The failure to compel disclosure of the informer's identity resulted in a miscarriage of justice with respect to both counts. (See Cal. Const., art. VI, § 4 1/2.)
The judgment and the order denying a new trial are reversed.
Carter, J., Traynor, J., and Schauer, J., concurred.
There is a clear distinction between the present case and the McShann case. Here defendant was not arrested until three months after the alleged offenses had been committed. Officer Renty testified that defendant was the person who had made both sales. Defendant denied any participation in either sale. In other words, the defense was based upon the claim that Officer Renty had been mistaken in identifying defendant as the person who had made the two sales. Under these circumstances the majority properly conclude that testimony of the informer as to the identity of the person involved could have been of material benefit to the defense.

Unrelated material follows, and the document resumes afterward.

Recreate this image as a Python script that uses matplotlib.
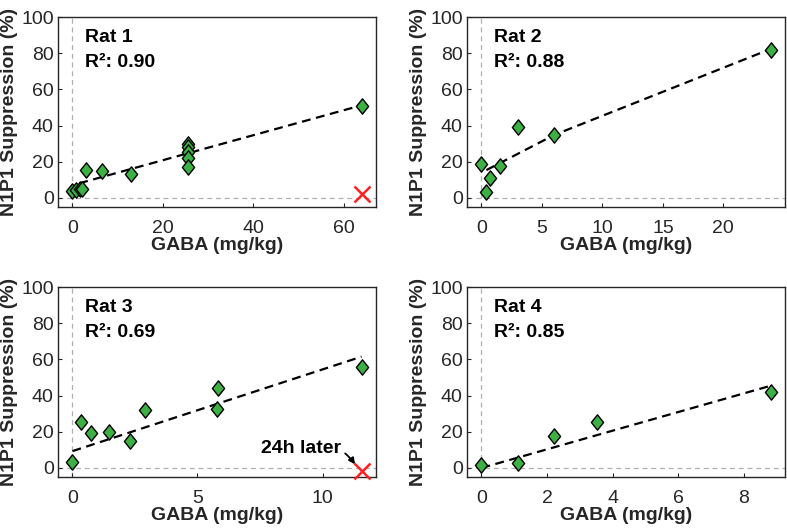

In the McShann case, however, defendant was arrested at the time of the second offense, namely possession, while he actually had narcotics on his person. No question of identity was involved. Following the guiding principles declared in Roviaro v. United States, 353 U.S. 53 [77 S.Ct. 623, 1 L.Ed.2d 639], as to the conditions which require the disclosure of the name of the informer, and "balancing the public interest in protecting the flow of information against the individual's right to prepare his defense" (p. 62), I am of the opinion that the balance is in favor of the "individual's right" here but that the balance was in favor of the "public interest" in the McShann case insofar as the second count of possession was concerned.
Shenk, J., and McComb, J., concurred.
Respondent's petition for a rehearing was denied January 14, 1959.